Provided material:

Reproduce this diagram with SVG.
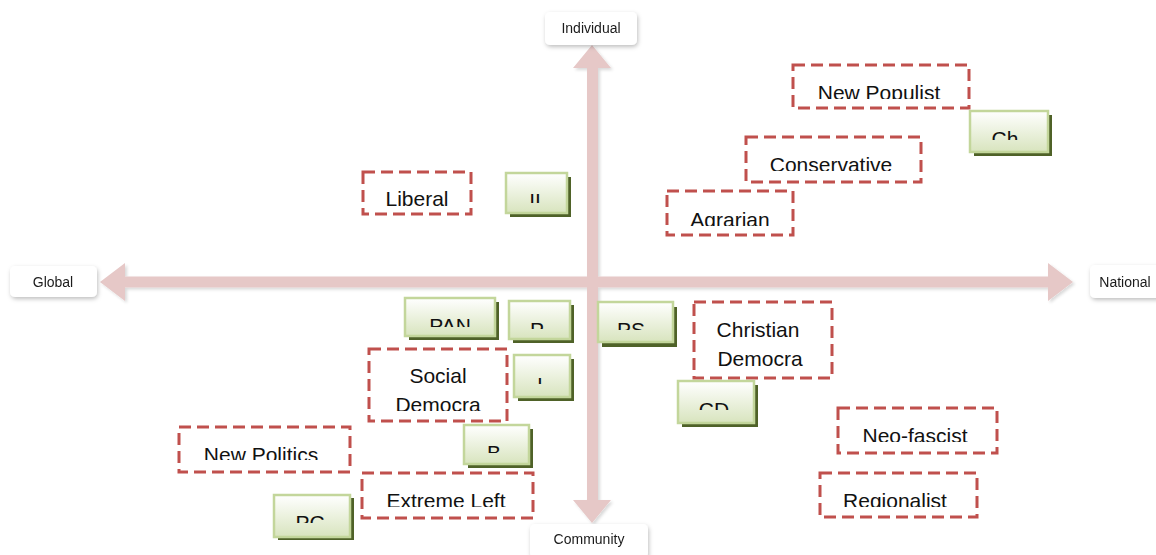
<svg xmlns="http://www.w3.org/2000/svg" width="1156" height="555" viewBox="0 0 1156 555">
  <defs>
    <linearGradient id="greenFill" x1="0" y1="0" x2="0" y2="1">
      <stop offset="0" stop-color="#FFFFFF"/>
      <stop offset="1" stop-color="#D8E4BE"/>
    </linearGradient>
    <filter id="softShadow" x="-20%" y="-20%" width="140%" height="160%">
      <feDropShadow dx="1" dy="2" stdDeviation="2" flood-color="#000000" flood-opacity="0.25"/>
    </filter>
    <filter id="arrowShadow" x="-5%" y="-5%" width="110%" height="110%">
      <feDropShadow dx="2" dy="2" stdDeviation="1.5" flood-color="#000000" flood-opacity="0.15"/>
    </filter>
    <!-- clip regions: each label is cut off at the bottom of its text frame -->
    <clipPath id="cNewPop"><rect x="793" y="65" width="176" height="34"/></clipPath>
    <clipPath id="cCh"><rect x="970" y="111" width="78" height="29"/></clipPath>
    <clipPath id="cCons"><rect x="746" y="137" width="175" height="34"/></clipPath>
    <clipPath id="cAgr"><rect x="667" y="191" width="126" height="35"/></clipPath>
    <clipPath id="cII"><rect x="506" y="173" width="61" height="30"/></clipPath>
    <clipPath id="cPAN"><rect x="405" y="298" width="90" height="29"/></clipPath>
    <clipPath id="cP"><rect x="509" y="301" width="61" height="28"/></clipPath>
    <clipPath id="cPS"><rect x="598" y="302" width="75" height="28"/></clipPath>
    <clipPath id="cSoc"><rect x="369" y="349" width="138" height="62"/></clipPath>
    <clipPath id="cI"><rect x="514" y="355" width="56" height="29"/></clipPath>
    <clipPath id="cCD"><rect x="678" y="381" width="76" height="29"/></clipPath>
    <clipPath id="cNeo"><rect x="838" y="408" width="159" height="34"/></clipPath>
    <clipPath id="cNewPol"><rect x="179" y="427" width="171" height="33"/></clipPath>
    <clipPath id="cB"><rect x="464" y="425" width="65" height="28"/></clipPath>
    <clipPath id="cExt"><rect x="362" y="473" width="171" height="34"/></clipPath>
    <clipPath id="cReg"><rect x="820" y="473" width="157" height="34"/></clipPath>
    <clipPath id="cPC"><rect x="274" y="495" width="76" height="28"/></clipPath>
  </defs>
  <style>
    .axis { fill: #E6C8C7; }
    .pole rect { fill: #FFFFFF; }
    .pole text { font-family: "Liberation Sans", Arial, sans-serif; font-size: 14px; fill: #1A1A1A; text-anchor: middle; }
    .family rect { fill: #FFFFFF; stroke: #C0504D; stroke-width: 3; stroke-dasharray: 12 6; }
    .family text { font-family: "Liberation Sans", Arial, sans-serif; font-size: 21px; fill: #111111; text-anchor: middle; }
    .party .shadow { fill: #4F6228; }
    .party .face { fill: url(#greenFill); stroke: #C3D69B; stroke-width: 2.5; }
    .party text { font-family: "Liberation Sans", Arial, sans-serif; font-size: 21px; fill: #111111; text-anchor: middle; }
  </style>

  <rect width="1156" height="555" fill="#FFFFFF"/>

  <!-- axes -->
  <g id="connectors" filter="url(#arrowShadow)">
    <!-- vertical double arrow: Individual / Community -->
    <polygon class="axis" points="592,45 611,68 598,68 598,500 611,500 592,523 573,500 587,500 587,68 573,68"/>
    <!-- horizontal double arrow: Global / National -->
    <polygon class="axis" points="100,282 125,263 125,276.5 1048,276.5 1048,263 1073,282 1048,301 1048,287.5 125,287.5 125,301"/>
  </g>

  <!-- axis poles -->
  <g id="pole-individual" class="pole" filter="url(#softShadow)">
    <rect x="545" y="12" width="92" height="33" rx="5"/>
    <text x="591" y="33">Individual</text>
  </g>
  <g id="pole-global" class="pole" filter="url(#softShadow)">
    <rect x="10" y="266" width="87" height="31" rx="5"/>
    <text x="53" y="287">Global</text>
  </g>
  <g id="pole-national" class="pole" filter="url(#softShadow)">
    <rect x="1090" y="265" width="72" height="33" rx="5"/>
    <text x="1125" y="287">National</text>
  </g>
  <g id="pole-community" class="pole" filter="url(#softShadow)">
    <rect x="530" y="524" width="118" height="34" rx="5"/>
    <text x="589" y="544">Community</text>
  </g>

  <!-- party families (dashed frames) -->
  <g id="fam-new-populist" class="family">
    <rect x="793" y="65" width="176" height="43"/>
    <text x="879" y="100" clip-path="url(#cNewPop)">New Populist</text>
  </g>
  <g id="fam-conservative" class="family">
    <rect x="746" y="137" width="175" height="45"/>
    <text x="831" y="172" clip-path="url(#cCons)">Conservative</text>
  </g>
  <g id="fam-agrarian" class="family">
    <rect x="667" y="191" width="126" height="44"/>
    <text x="730" y="227" clip-path="url(#cAgr)">Agrarian</text>
  </g>
  <g id="fam-liberal" class="family">
    <rect x="363" y="172" width="108" height="42"/>
    <text x="417" y="206">Liberal</text>
  </g>
  <g id="fam-social-democrat" class="family">
    <rect x="369" y="349" width="138" height="72"/>
    <g clip-path="url(#cSoc)">
      <text x="438" y="383">Social</text>
      <text x="438" y="412">Democra</text>
    </g>
  </g>
  <g id="fam-christian-democrat" class="family">
    <rect x="694" y="302" width="138" height="76"/>
    <text x="758" y="337">Christian</text>
    <text x="760" y="366">Democra</text>
  </g>
  <g id="fam-new-politics" class="family">
    <rect x="179" y="427" width="171" height="45"/>
    <text x="261" y="462" clip-path="url(#cNewPol)">New Politics</text>
  </g>
  <g id="fam-extreme-left" class="family">
    <rect x="362" y="473" width="171" height="45"/>
    <text x="446" y="508" clip-path="url(#cExt)">Extreme Left</text>
  </g>
  <g id="fam-neo-fascist" class="family">
    <rect x="838" y="408" width="159" height="45"/>
    <text x="915" y="443" clip-path="url(#cNeo)">Neo-fascist</text>
  </g>
  <g id="fam-regionalist" class="family">
    <rect x="820" y="473" width="157" height="44"/>
    <text x="895" y="508" clip-path="url(#cReg)">Regionalist</text>
  </g>

  <!-- parties (green boxes) -->
  <g id="party-ch" class="party">
    <rect class="shadow" x="974" y="115" width="78" height="41"/>
    <rect class="face" x="970" y="111" width="78" height="41"/>
    <text x="1005" y="146" clip-path="url(#cCh)">Ch</text>
  </g>
  <g id="party-ii" class="party">
    <rect class="shadow" x="510" y="177" width="61" height="40"/>
    <rect class="face" x="506" y="173" width="61" height="40"/>
    <text x="535" y="208" clip-path="url(#cII)">II</text>
  </g>
  <g id="party-pan" class="party">
    <rect class="shadow" x="409" y="302" width="90" height="38"/>
    <rect class="face" x="405" y="298" width="90" height="38"/>
    <text x="450" y="333" clip-path="url(#cPAN)">PAN</text>
  </g>
  <g id="party-p" class="party">
    <rect class="shadow" x="513" y="305" width="61" height="38"/>
    <rect class="face" x="509" y="301" width="61" height="38"/>
    <text x="537" y="337" clip-path="url(#cP)">P</text>
  </g>
  <g id="party-ps" class="party">
    <rect class="shadow" x="602" y="307" width="75" height="40"/>
    <rect class="face" x="598" y="302" width="75" height="40"/>
    <text x="631" y="337" clip-path="url(#cPS)">PS</text>
  </g>
  <g id="party-i" class="party">
    <rect class="shadow" x="518" y="359" width="56" height="42"/>
    <rect class="face" x="514" y="355" width="56" height="42"/>
    <text x="540" y="392" clip-path="url(#cI)">I</text>
  </g>
  <g id="party-cd" class="party">
    <rect class="shadow" x="682" y="385" width="76" height="42"/>
    <rect class="face" x="678" y="381" width="76" height="42"/>
    <text x="714" y="417" clip-path="url(#cCD)">CD</text>
  </g>
  <g id="party-b" class="party">
    <rect class="shadow" x="468" y="429" width="65" height="39"/>
    <rect class="face" x="464" y="425" width="65" height="39"/>
    <text x="494" y="460" clip-path="url(#cB)">B</text>
  </g>
  <g id="party-pc" class="party">
    <rect class="shadow" x="278" y="498" width="76" height="42"/>
    <rect class="face" x="274" y="495" width="76" height="42"/>
    <text x="310" y="530" clip-path="url(#cPC)">PC</text>
  </g>
</svg>
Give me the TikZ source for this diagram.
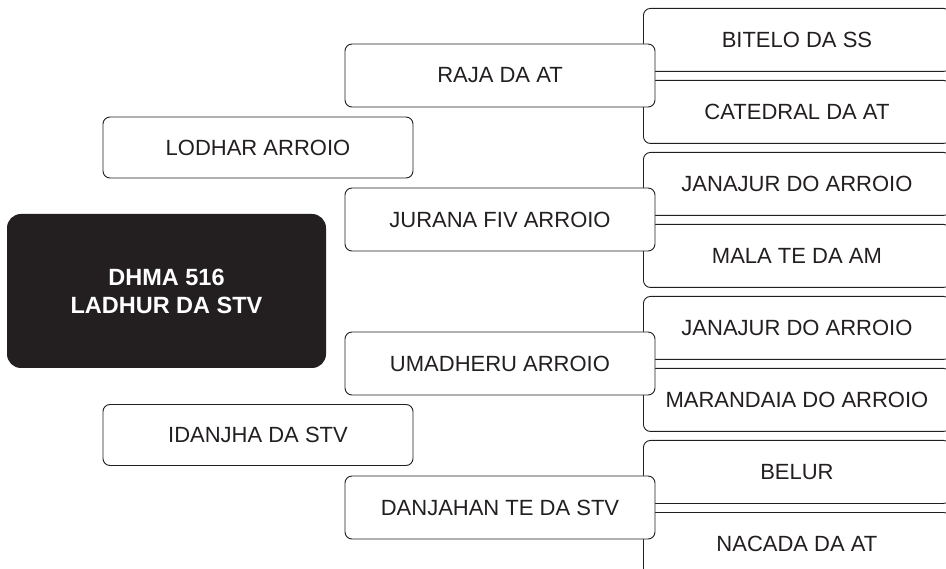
\documentclass[tikz,border=0pt]{standalone}
\usepackage{fontspec}
\setmainfont{Liberation Sans}
\usetikzlibrary{positioning}

\definecolor{inkdark}{RGB}{35,31,32}

\tikzset{
	box/.style={draw=inkdark, line width=0.9pt, rounded corners=7pt, fill=white,
		minimum width=310pt, minimum height=62pt, inner sep=0pt,
		text=inkdark, font=\fontsize{22}{26}\selectfont},
	leaf/.style={box, minimum width=307pt, minimum height=63pt, anchor=north west},
	rootbox/.style={fill=inkdark, rounded corners=14pt, minimum width=319pt,
		minimum height=154pt, inner sep=0pt, align=center, text=white,
		font=\fontsize{23.5}{28}\selectfont\bfseries}
}

\begin{document}
\begin{tikzpicture}[x=1pt, y=-1pt]
			\clip (0,0) rectangle (946,569);
			%root
			\node[rootbox] (root) at (166.5,291) {DHMA 516\\LADHUR DA STV};
			%side boxes
			\node[box, minimum height=61pt] (lodhar) at (258,147.5) {LODHAR ARROIO};
			\node[box, minimum height=61pt] (idanjha) at (258,435) {IDANJHA DA STV};
			%groups
			\foreach \y/\midtext/\toptext/\bottext [count=\i] in {
				8/RAJA DA AT/BITELO DA SS/CATEDRAL DA AT,
				152/JURANA FIV ARROIO/JANAJUR DO ARROIO/MALA TE DA AM,
				296/UMADHERU ARROIO/JANAJUR DO ARROIO/MARANDAIA DO ARROIO,
				440/DANJAHAN TE DA STV/BELUR/NACADA DA AT
			}{
				\node[leaf] (top\i) at (643,\y) {\toptext};
				\node[leaf] (bot\i) at (643,\y+72) {\bottext};
				\node[box, minimum height=63pt] (mid\i) at (500,\y+67.5) {\midtext};
			}
\end{tikzpicture}
\end{document}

Short task: The lines to repeat start at the one holding "Give me the TikZ source for this diagram." and run through the last line of the records above; write them out exactly, both ends included, but not the pictures.

Exercise answer:
Give me the TikZ source for this diagram.
\documentclass[tikz,border=0pt]{standalone}
\usepackage{fontspec}
\setmainfont{Liberation Sans}
\usetikzlibrary{positioning}

\definecolor{inkdark}{RGB}{35,31,32}

\tikzset{
	box/.style={draw=inkdark, line width=0.9pt, rounded corners=7pt, fill=white,
		minimum width=310pt, minimum height=62pt, inner sep=0pt,
		text=inkdark, font=\fontsize{22}{26}\selectfont},
	leaf/.style={box, minimum width=307pt, minimum height=63pt, anchor=north west},
	rootbox/.style={fill=inkdark, rounded corners=14pt, minimum width=319pt,
		minimum height=154pt, inner sep=0pt, align=center, text=white,
		font=\fontsize{23.5}{28}\selectfont\bfseries}
}

\begin{document}
\begin{tikzpicture}[x=1pt, y=-1pt]
			\clip (0,0) rectangle (946,569);
			%root
			\node[rootbox] (root) at (166.5,291) {DHMA 516\\LADHUR DA STV};
			%side boxes
			\node[box, minimum height=61pt] (lodhar) at (258,147.5) {LODHAR ARROIO};
			\node[box, minimum height=61pt] (idanjha) at (258,435) {IDANJHA DA STV};
			%groups
			\foreach \y/\midtext/\toptext/\bottext [count=\i] in {
				8/RAJA DA AT/BITELO DA SS/CATEDRAL DA AT,
				152/JURANA FIV ARROIO/JANAJUR DO ARROIO/MALA TE DA AM,
				296/UMADHERU ARROIO/JANAJUR DO ARROIO/MARANDAIA DO ARROIO,
				440/DANJAHAN TE DA STV/BELUR/NACADA DA AT
			}{
				\node[leaf] (top\i) at (643,\y) {\toptext};
				\node[leaf] (bot\i) at (643,\y+72) {\bottext};
				\node[box, minimum height=63pt] (mid\i) at (500,\y+67.5) {\midtext};
			}
\end{tikzpicture}
\end{document}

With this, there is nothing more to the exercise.